*Record extracts*:
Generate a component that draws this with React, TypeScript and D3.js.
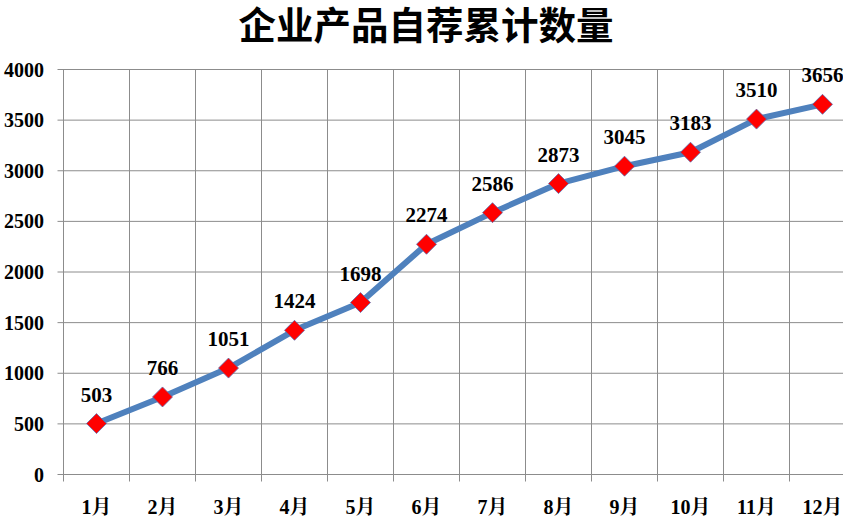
import React from "react";
import * as d3 from "d3";

const months = ["1月", "2月", "3月", "4月", "5月", "6月", "7月", "8月", "9月", "10月", "11月", "12月"];
const values = [503, 766, 1051, 1424, 1698, 2274, 2586, 2873, 3045, 3183, 3510, 3656];
const yTicks = [0, 500, 1000, 1500, 2000, 2500, 3000, 3500, 4000];
const title = "企业产品自荐累计数量";

const W = 843;
const H = 518;
const left = 63.5;
const band = 66;
const top = 69.5;
const bottom = 474.5;

export default function App() {
  const x = d3.scaleBand<string>().domain(months).range([left, left + band * months.length]).padding(0);
  const y = d3.scaleLinear().domain([0, 4000]).range([bottom, top]);
  const line = d3
    .line<number>()
    .x((_, i) => (x(months[i]) as number) + x.bandwidth() / 2)
    .y((d) => y(d));
  const serif = "'Liberation Serif', 'Times New Roman', 'Noto Serif CJK SC', 'Noto Sans CJK SC', serif";
  const grid = "#8c8c8c";
  const xRight = left + band * months.length;
  const m = 10;
  return (
    <svg width={W} height={H} style={{ position: "absolute", left: 0, top: 0, background: "#fff" }}>
      <text x={426} y={22} textAnchor="middle" dominantBaseline="central" fontFamily="'Noto Sans CJK SC', sans-serif" fontWeight="bold" fontSize={37.5}>
        {title}
      </text>
      {yTicks.map((t) => (
        <g key={t}>
          <line x1={left - 6} x2={xRight} y1={y(t)} y2={y(t)} stroke={grid} strokeWidth={1} />
          <text x={44} y={y(t)} textAnchor="end" dominantBaseline="central" fontFamily={serif} fontWeight="bold" fontSize={20}>
            {t}
          </text>
        </g>
      ))}
      {d3.range(months.length + 1).map((i) => (
        <line key={i} x1={left + i * band} x2={left + i * band} y1={top} y2={bottom + 7} stroke={grid} strokeWidth={1} />
      ))}
      {months.map((mo) => (
        <text key={mo} x={(x(mo) as number) + x.bandwidth() / 2} y={507} textAnchor="middle" dominantBaseline="central" fontFamily={serif} fontWeight="bold" fontSize={20}>
          {mo}
        </text>
      ))}
      <path d={line(values) || ""} fill="none" stroke="#4f81bd" strokeWidth={6} strokeLinejoin="round" />
      {values.map((v, i) => {
        const cx = (x(months[i]) as number) + x.bandwidth() / 2;
        const cy = y(v);
        return (
          <g key={i}>
            <path d={`M${cx},${cy - m}L${cx + m},${cy}L${cx},${cy + m}L${cx - m},${cy}Z`} fill="#ff0000" stroke="#5b6fb0" strokeWidth={0.8} />
            <text x={cx} y={cy - 22} textAnchor="middle" fontFamily={serif} fontWeight="bold" fontSize={21}>
              {v}
            </text>
          </g>
        );
      })}
    </svg>
  );
}
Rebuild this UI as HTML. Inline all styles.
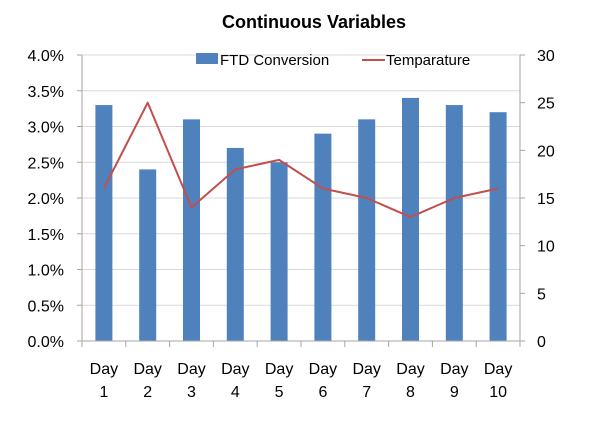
<!DOCTYPE html>
<html><head><meta charset="utf-8"><style>
body{margin:0;background:#fff;}
svg text{font-family:"Liberation Sans",sans-serif;fill:#000;}
</style></head><body>
<svg id="chart" width="600" height="426" viewBox="0 0 600 426" xmlns="http://www.w3.org/2000/svg">
<rect width="600" height="426" fill="#fff"/>
<text x="314" y="28" font-size="18" font-weight="bold" text-anchor="middle">Continuous Variables</text>
<g id="grid"></g><g id="bars"></g><g id="line"></g><g id="axes"></g>
<g>
<rect x="196" y="53" width="22" height="11" fill="#4f81bd"/>
<text x="220" y="65" font-size="15">FTD Conversion</text>
<line x1="362" y1="60" x2="385" y2="60" stroke="#c0504d" stroke-width="2"/>
<text x="386" y="65" font-size="15">Temparature</text>
</g>
</svg>
<script>
const categories=["1","2","3","4","5","6","7","8","9","10"];
const ftdConversion=[3.3,2.4,3.1,2.7,2.5,2.9,3.1,3.4,3.3,3.2];
const temperature=[16,25,14,18,19,16,15,13,15,16];
const leftTicks=[0,0.5,1,1.5,2,2.5,3,3.5,4];
const rightTicks=[0,5,10,15,20,25,30];
const NS="http://www.w3.org/2000/svg";
const L=82,R=520,T=55,B=341;
const bw=(R-L)/categories.length;
const yL=v=>B-(v/4)*(B-T);
const yR=v=>B-(v/30)*(B-T);
const xC=i=>L+bw*(i+0.5);
function mk(tag,attrs,parent){const e=document.createElementNS(NS,tag);for(const k in attrs)e.setAttribute(k,attrs[k]);document.getElementById(parent).appendChild(e);return e;}
leftTicks.forEach(v=>{
 if(v>0){const g=mk('line',{x1:L,x2:R,y1:yL(v),y2:yL(v),stroke:'#d9d9d9','stroke-width':1},'grid');
 
 }
 const t=mk('text',{x:64,y:yL(v)+6,'font-size':16,'text-anchor':'end'},'axes');t.textContent=v.toFixed(1)+'%';
 
 
 mk('line',{x1:L-5,x2:L,y1:yL(v),y2:yL(v),stroke:'#a6a6a6'},'axes');
});
rightTicks.forEach(v=>{
 const t=mk('text',{x:537,y:yR(v)+6,'font-size':16},'axes');t.textContent=v;
 
 
 mk('line',{x1:R,x2:R+5,y1:yR(v),y2:yR(v),stroke:'#a6a6a6'},'axes');
});
mk('line',{x1:L,x2:L,y1:T,y2:B,stroke:'#a6a6a6'},'axes');
mk('line',{x1:R,x2:R,y1:T,y2:B,stroke:'#a6a6a6'},'axes');
mk('line',{x1:L,x2:R,y1:B,y2:B,stroke:'#a6a6a6'},'axes');
for(let i=0;i<=categories.length;i++)mk('line',{x1:L+bw*i,x2:L+bw*i,y1:B,y2:B+6,stroke:'#a6a6a6'},'axes');
categories.forEach((c,i)=>{
 const t1=mk('text',{x:xC(i),y:374,'font-size':16,'text-anchor':'middle'},'axes');t1.textContent='Day';
 
 
 const t2=mk('text',{x:xC(i),y:397,'font-size':16,'text-anchor':'middle'},'axes');t2.textContent=c;
 
 
});
ftdConversion.forEach((v,i)=>{
 const b=mk('rect',{x:xC(i)-8.5,y:yL(v),width:17,height:B-yL(v),fill:'#4f81bd'},'bars');
 
 
});
const pl=mk('polyline',{points:temperature.map((v,i)=>xC(i)+','+yR(v)).join(' '),fill:'none',stroke:'#c0504d','stroke-width':2,'stroke-linejoin':'round'},'line');


</script>
</body></html>
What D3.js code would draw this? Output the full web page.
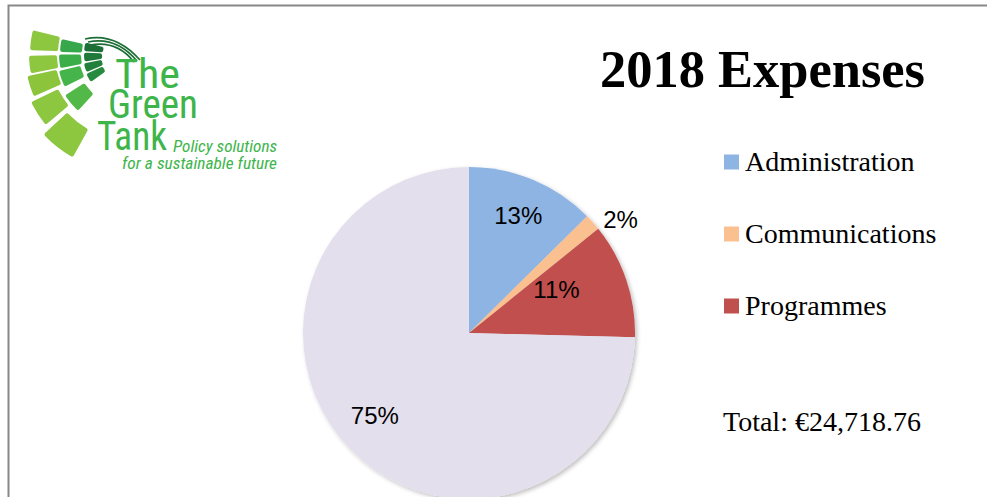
<!DOCTYPE html>
<html>
<head>
<meta charset="utf-8">
<script src="https://cdn.jsdelivr.net/npm/d3@7"></script>
<style>
  body{margin:0;background:#fff;}
  svg{display:block;}
</style>
</head>
<body>
<div id="container"></div>
<script>
// chart data
const categories=['Administration','Communications','Programmes','Other'];
const shares=[12.6,1.6,11.2,74.6];
const pctLabels=['13%','2%','11%','75%'];
const legendItems=['Administration','Communications','Programmes'];
const chartTitle='2018 Expenses';
const totalText='Total: €24,718.76';

const width=987, height=497;
const colors=['#8eb4e3','#fac090','#c0504d','#e4dfec'];

const svg=d3.select('#container')
    .append('svg')
    .attr('width',width)
    .attr('height',height);

const defs=svg.append('defs');
const shadow=defs.append('filter').attr('id','shadow')
    .attr('x','-10%').attr('y','-10%').attr('width','120%').attr('height','120%');
shadow.append('feDropShadow')
    .attr('dx',2).attr('dy',2).attr('stdDeviation',2)
    .attr('flood-color','#000').attr('flood-opacity',0.25);

// frame
svg.append('rect')
   .attr('x',8.5).attr('y',5.5)
   .attr('width',width+20).attr('height',height+20)
   .attr('fill','none').attr('stroke','#888').attr('stroke-width',2);

// ---- logo ----
const logo=svg.append('g').attr('transform','translate(130,54)');
const deg=Math.PI/180;
// [centre angle (screen deg), angular width, inner r, outer r]
const rings=[
  {fill:['#8dc63f','#8dc63f','#8cc43c','#8dc63f','#8dc63f'],
   tiles:[[188,11.5,72,100],[174,10,73,101],[162,11.5,75,105],[147,14,80,110],[128,18,86,118]]},
  {fill:['#36a74a','#3bae4a','#44b44b','#52b848'],
   tiles:[[187,10.5,48,70],[174,11,49,71],[160,13,51,73],[140,15,54,77]]},
  {fill:['#1c6f36','#1f7a3a','#22803c','#268a3f'],
   tiles:[[189,11,27,46],[176,11,28,46],[163,11,29,47],[150,11,30,48]]}
];
const tileArc=d3.arc().cornerRadius(2);
rings.forEach(ring=>{
  ring.tiles.forEach((t,i)=>{
    const a=(t[0]+90)*deg, w=t[1]*deg/2;
    logo.append('path')
        .attr('d',tileArc({innerRadius:t[2],outerRadius:t[3],startAngle:a-w,endAngle:a+w}))
        .attr('fill',ring.fill[i]);
  });
});
// swoosh lines
[[-45,-15,-15,-22,10,6],[-42,-12,-14,-18,7,7],[-40,-9,-13,-14,4,8]].forEach(s=>{
  logo.append('path')
      .attr('d',`M${s[0]},${s[1]} Q${s[2]},${s[3]} ${s[4]},${s[5]}`)
      .attr('fill','none').attr('stroke','#1d6e36').attr('stroke-width',1.6);
});

const logoFont='"Liberation Sans Narrow","Roboto Condensed",Roboto,sans-serif';
const logoTxt=svg.append('g').attr('fill','#3db54a').attr('font-family',logoFont);
[['The',115,88,65],['Green',108,118,90],['Tank',97,150,70]].forEach(w=>{
  logoTxt.append('text').attr('x',w[1]).attr('y',w[2]).attr('font-size',40)
     .attr('textLength',w[3]).attr('lengthAdjust','spacingAndGlyphs').text(w[0]);
});
logoTxt.append('text').attr('x',173).attr('y',152).attr('font-size',16)
   .attr('font-style','italic').attr('textLength',104).attr('lengthAdjust','spacingAndGlyphs')
   .text('Policy solutions');
logoTxt.append('text').attr('x',122).attr('y',169).attr('font-size',16)
   .attr('font-style','italic').attr('textLength',155).attr('lengthAdjust','spacingAndGlyphs')
   .text('for a sustainable future');

// ---- title ----
svg.append('text')
   .attr('x',600).attr('y',87)
   .attr('font-family','"Liberation Serif","DejaVu Serif",serif')
   .attr('font-weight','bold').attr('font-size',53)
   .attr('textLength',325).attr('lengthAdjust','spacingAndGlyphs')
   .text(chartTitle);

// ---- pie ----
const cx=469, cy=333, radius=166;
const pie=d3.pie().sort(null).value(d=>d);
const arcs=pie(shares);
const arc=d3.arc().innerRadius(0).outerRadius(radius);

const pg=svg.append('g').attr('transform',`translate(${cx},${cy})`);
pg.append('g').attr('filter','url(#shadow)')
  .selectAll('path')
  .data(arcs)
  .enter()
  .append('path')
  .attr('d',arc)
  .attr('fill',(d,i)=>colors[i]);

// label placement (radius factor, angle nudge in degrees)
const labelPos=[[0.77,0],[1.14,5],[0.59,-8],[0.755,3]];
pg.selectAll('text.pct')
  .data(arcs)
  .enter()
  .append('text')
  .attr('class','pct')
  .attr('transform',(d,i)=>{
     const a=(d.startAngle+d.endAngle)/2+labelPos[i][1]*deg;
     const r=radius*labelPos[i][0];
     return `translate(${r*Math.sin(a)},${-r*Math.cos(a)})`;
  })
  .attr('text-anchor','middle')
  .attr('dy','0.36em')
  .attr('font-family','"Liberation Sans",Arial,sans-serif')
  .attr('font-size',24)
  .attr('fill','#000')
  .text((d,i)=>pctLabels[i]);

// ---- legend ----
const legendY=d3.scalePoint().domain(legendItems).range([162,306]);
const lg=svg.append('g').selectAll('g')
   .data(legendItems)
   .enter()
   .append('g')
   .attr('transform',d=>`translate(724,${legendY(d)})`);
lg.append('rect')
  .attr('x',0).attr('y',-7.5).attr('width',15).attr('height',15)
  .attr('fill',d=>colors[categories.indexOf(d)]);
lg.append('text')
  .attr('x',21).attr('y',9)
  .attr('font-family','"Liberation Serif","DejaVu Serif",serif')
  .attr('font-size',28)
  .text(d=>d);

svg.append('text')
   .attr('x',723).attr('y',431)
   .attr('font-family','"Liberation Serif","DejaVu Serif",serif')
   .attr('font-size',28)
   .text(totalText);
</script>
</body>
</html>
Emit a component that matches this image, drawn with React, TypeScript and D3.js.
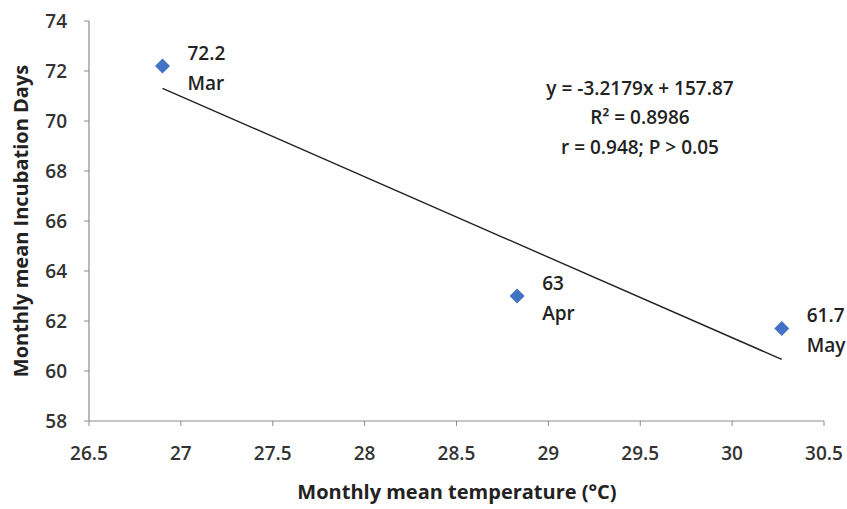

*Your goal*:
Please reproduce the listing exactly from its opening line through the line that contains "const bottom = 474.5;", both included, with all pictures omitted.

*Response to the task*:
Generate a component that draws this with React, TypeScript and D3.js.
import React from "react";
import * as d3 from "d3";

const months = ["1月", "2月", "3月", "4月", "5月", "6月", "7月", "8月", "9月", "10月", "11月", "12月"];
const values = [503, 766, 1051, 1424, 1698, 2274, 2586, 2873, 3045, 3183, 3510, 3656];
const yTicks = [0, 500, 1000, 1500, 2000, 2500, 3000, 3500, 4000];
const title = "企业产品自荐累计数量";

const W = 843;
const H = 518;
const left = 63.5;
const band = 66;
const top = 69.5;
const bottom = 474.5;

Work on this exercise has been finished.